What's with the empty fish bowl? Was there a recent death in the family?

Nodding turtle?

Could that be a nodding turtle with a half walnut shell carapace, just to the right of the wishing well? Wow!

Where there's smoke

The contrast between his shirt and the color of the newspaper is striking; I can definitely see that a different process is used now. That's the evening paper, which would indicate that it's new, and hasn't sat out in the sun to yellow, and yet the color looks like it's been sitting in the driveway for three days.

Also I have to admit to being deeply amused by a freshman with a PIPE. Heh. Wonder how long that particular affectation lasted!!

Cold Hands

I remember those aluminum glasses, how cold they were to hold when full of an icy liquid.

Stark History

So much to comment upon in this scene, besides it being my last Thanksgiving in the SF Bay area (Hayward). The newspaper headline shows the aftermath of the short-lived 1956 Hungarian Revolution. It had been a busy month of news, even for a fourth-grader, what with the Suez Crisis and Ike being reelected as well.

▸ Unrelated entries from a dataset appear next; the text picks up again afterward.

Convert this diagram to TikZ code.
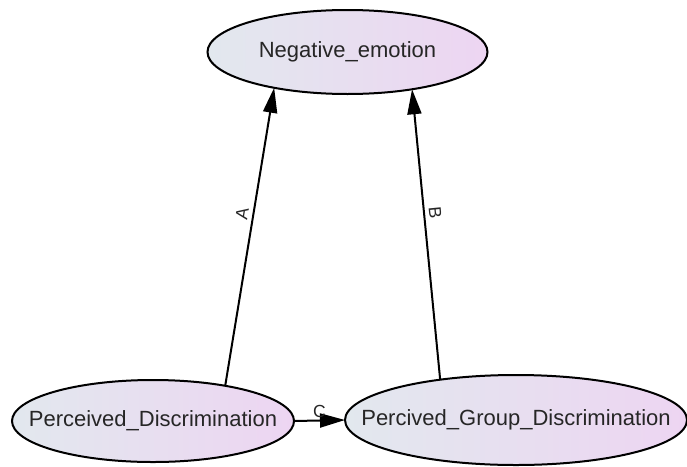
\documentclass[tikz,border=0pt]{standalone}
\usepackage{fontspec}
\setmainfont{Liberation Sans}
\usetikzlibrary{shapes.geometric,arrows.meta}

\definecolor{fillL}{RGB}{226,232,238}
\definecolor{fillR}{RGB}{237,213,242}

\tikzset{
  var/.style={ellipse, draw=black, line width=2pt, inner sep=0pt,
    outer sep=0pt, left color=fillL, right color=fillR},
  vtext/.style={font=\fontsize{22}{26}\selectfont, text=black!85},
  path/.style={line width=2pt, -{Triangle[length=25pt,width=14pt]}},
  plab/.style={font=\fontsize{17.5}{20}\selectfont, inner sep=4pt, text=black!85}
}

\begin{document}
\begin{tikzpicture}[x=1pt,y=-1pt]
  \useasboundingbox (0,0) rectangle (687,466);

  % the ellipse is sized by hand, its text sits at its centre
  \node[var, minimum width=280pt, minimum height=84pt,
        label={[vtext]center:Negative\_emotion}] (ne) at (347.5,52) {};
  \node[var, minimum width=282pt, minimum height=82pt,
        label={[vtext]center:Perceived\_Discrimination}] (pd) at (153,421) {};
  \node[var, minimum width=342pt, minimum height=90pt,
        label={[vtext]center:Percived\_Group\_Discrimination}] (pgd) at (516,420) {};

  \draw[path] (pd.26) -- node[plab, pos=0.57, sloped, above] {A} (ne.206);
  \draw[path] (pgd.152) -- node[plab, pos=0.57, sloped, above] {B} (ne.330);
  \draw[path] (pd.east) -- node[plab, midway, above, inner sep=2pt] {C} (pgd.west);
\end{tikzpicture}
\end{document}
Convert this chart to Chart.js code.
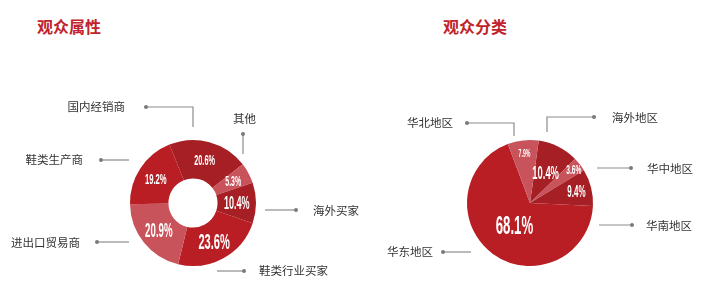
<!DOCTYPE html>
<html>
<head>
<meta charset="utf-8">
<script src="https://cdn.jsdelivr.net/npm/chart.js@4/dist/chart.umd.min.js"></script>
<style>
  html, body { margin: 0; padding: 0; background: #fff; }
  #wrap { position: relative; width: 725px; height: 306px; overflow: hidden; }
  .title { position: absolute; top: 17px; font: bold 16px "Noto Sans CJK SC", sans-serif; line-height: 18px; color: #c0232b; letter-spacing: 0; }
  canvas { position: absolute; top: 0; }
</style>
</head>
<body>
<div id="wrap">
  <div class="title" style="left:37px">观众属性</div>
  <div class="title" style="left:443px">观众分类</div>
  <canvas id="audience" width="362" height="306" style="left:0"></canvas>
  <canvas id="region" width="363" height="306" style="left:362px"></canvas>
</div>
<script>
// Visitor attributes (percent share)
const audienceLabels = ['国内经销商', '其他', '海外买家', '鞋类行业买家', '进出口贸易商', '鞋类生产商'];
const audienceShares = [20.6, 5.3, 10.4, 23.6, 20.9, 19.2];

// Visitor origin by region (percent share)
const regionLabels = ['海外地区', '华中地区', '华南地区', '华东地区', '华北地区'];
const regionShares = [10.4, 3.6, 9.4, 68.1, 7.9];

const DARK = '#a51f24', RED = '#b81e23', PINK = '#c9535b';
const audienceColors = [DARK, PINK, DARK, RED, PINK, RED];
const regionColors = [DARK, PINK, DARK, RED, PINK];

// Percent text inside each slice: cap height and radial position (0 = inner edge, 1 = outer edge)
const audienceTextHeight = [10.5, 10, 13, 16, 14, 11];
const audienceTextRadius = [0.52, 0.55, 0.5, 0.5, 0.5, 0.52];
const regionTextHeight = [13.5, 9.5, 11.5, 19, 7.5];
const regionTextRadius = [0.55, 0.88, 0.76, 0.42, 0.8];

// Leader lines, relative to the chart centre: polyline points (dot on the first), text anchor
const audienceCallouts = [
  { pts: [[-47, -96], [0, -96], [0, -76]], text: [-68, -96], align: 'right' },
  { pts: [[50, -69], [50, -49]], text: [51.5, -84], align: 'center' },
  { pts: [[103, 7], [72, 7]], text: [120, 8], align: 'left' },
  { pts: [[51, 68], [24, 68]], text: [66, 68], align: 'left' },
  { pts: [[-96, 39], [-64, 39]], text: [-113, 40], align: 'right' },
  { pts: [[-92, -43], [-64, -43]], text: [-110, -43], align: 'right' }
];
const regionCallouts = [
  { pts: [[64, -86], [17, -86], [17, -71]], text: [82, -85], align: 'left' },
  { pts: [[101, -35], [67, -35]], text: [117, -34], align: 'left' },
  { pts: [[102, 22], [69, 22]], text: [116, 23], align: 'left' },
  { pts: [[-87, 49], [-59, 49]], text: [-97, 49], align: 'right' },
  { pts: [[-63, -80], [-16, -80], [-16, -67]], text: [-77, -80], align: 'right' }
];

const sliceText = {
  id: 'sliceText',
  afterDatasetsDraw(chart, args, opts) {
    const ctx = chart.ctx;
    const values = chart.data.datasets[0].data;
    chart.getDatasetMeta(0).data.forEach((arc, i) => {
      const p = arc.getProps(['x', 'y', 'startAngle', 'endAngle', 'innerRadius', 'outerRadius'], true);
      const mid = (p.startAngle + p.endAngle) / 2;
      const r = p.innerRadius + (p.outerRadius - p.innerRadius) * opts.radius[i];
      const x = p.x + Math.cos(mid) * r;
      const y = p.y + Math.sin(mid) * r;
      const h = opts.height[i];
      ctx.save();
      ctx.translate(x, y + h / 2);
      ctx.scale(0.5, 1);
      ctx.font = 'bold ' + (h / 0.72).toFixed(1) + 'px "Liberation Sans Narrow", "Liberation Sans", sans-serif';
      ctx.fillStyle = '#ffffff';
      ctx.textAlign = 'center';
      ctx.textBaseline = 'alphabetic';
      ctx.fillText(values[i].toFixed(1) + '%', 0, 0);
      ctx.restore();
    });
  }
};

const callouts = {
  id: 'callouts',
  afterDraw(chart, args, opts) {
    const ctx = chart.ctx;
    const c = chart.getDatasetMeta(0).data[0];
    const cx = c.x, cy = c.y;
    const labels = chart.data.labels;
    opts.items.forEach((item, i) => {
      ctx.save();
      ctx.strokeStyle = '#8c8c8c';
      ctx.lineWidth = 1.2;
      ctx.beginPath();
      item.pts.forEach((pt, k) => {
        const px = cx + pt[0], py = cy + pt[1];
        if (k === 0) ctx.moveTo(px, py); else ctx.lineTo(px, py);
      });
      ctx.stroke();
      ctx.fillStyle = '#7a7a7a';
      ctx.beginPath();
      ctx.arc(cx + item.pts[0][0], cy + item.pts[0][1], 2, 0, Math.PI * 2);
      ctx.fill();
      ctx.fillStyle = '#333333';
      ctx.font = '11.5px "Noto Sans CJK SC", sans-serif';
      ctx.textAlign = item.align;
      ctx.textBaseline = 'middle';
      ctx.fillText(labels[i], cx + item.text[0], cy + item.text[1]);
      ctx.restore();
    });
  }
};

function makePie(id, labels, values, colors, cutout, rotation, padding, textHeight, textRadius, items) {
  return new Chart(document.getElementById(id), {
    type: 'doughnut',
    data: {
      labels: labels,
      datasets: [{ data: values, backgroundColor: colors, borderWidth: 0, hoverOffset: 0 }]
    },
    options: {
      responsive: false,
      animation: false,
      cutout: cutout,
      rotation: rotation,
      layout: { padding: padding },
      events: [],
      plugins: {
        legend: { display: false },
        tooltip: { enabled: false },
        sliceText: { height: textHeight, radius: textRadius },
        callouts: { items: items }
      }
    },
    plugins: [sliceText, callouts]
  });
}

makePie('audience', audienceLabels, audienceShares, audienceColors, '39%', -22,
  { left: 130, right: 106, top: 140, bottom: 40 },
  audienceTextHeight, audienceTextRadius, audienceCallouts);

makePie('region', regionLabels, regionShares, regionColors, 0, 8,
  { left: 105, right: 132, top: 140, bottom: 40 },
  regionTextHeight, regionTextRadius, regionCallouts);
</script>
</body>
</html>
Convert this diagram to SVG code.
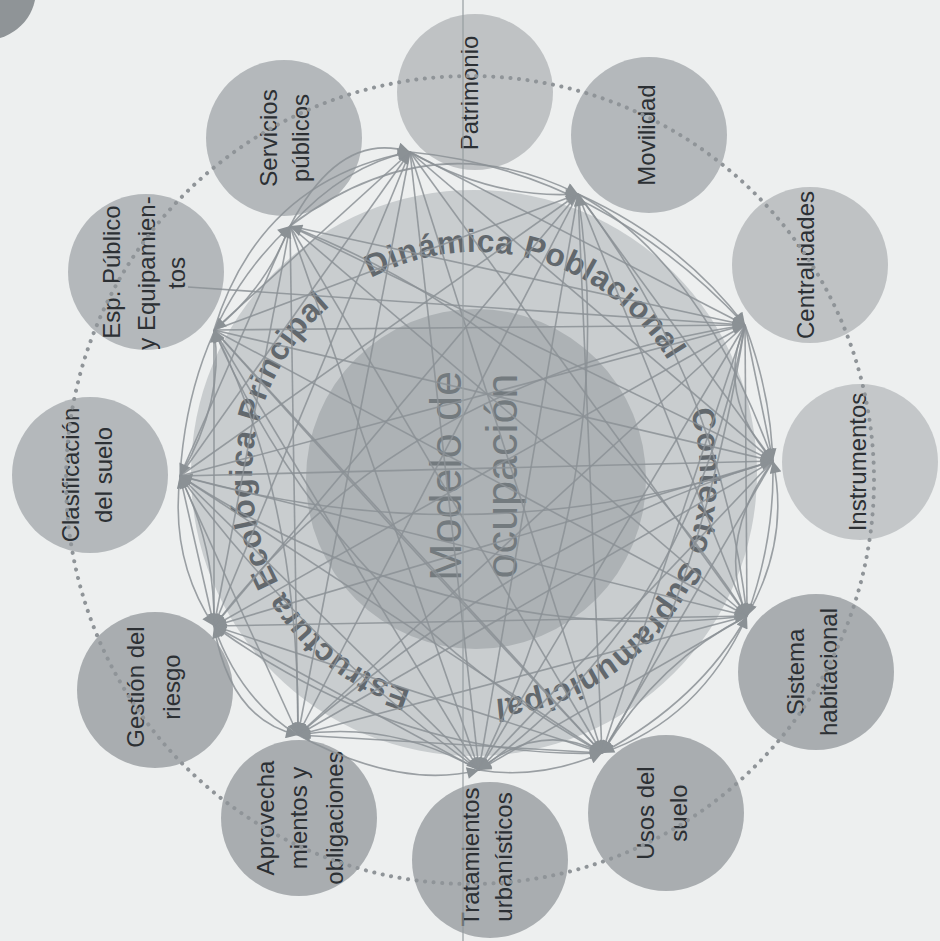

My modest coin collection had not yet advanced to the point of needing those Whitman Coin Books to stuff them into. Checking any change for the supposedly super-rare 1943 copper penny was almost a reflex back then. I was also totally ignorant of the silver in those WW2 nickels! (And never imagined that less than a decade later newly-minted US coinage would be almost totally devoid of silver.)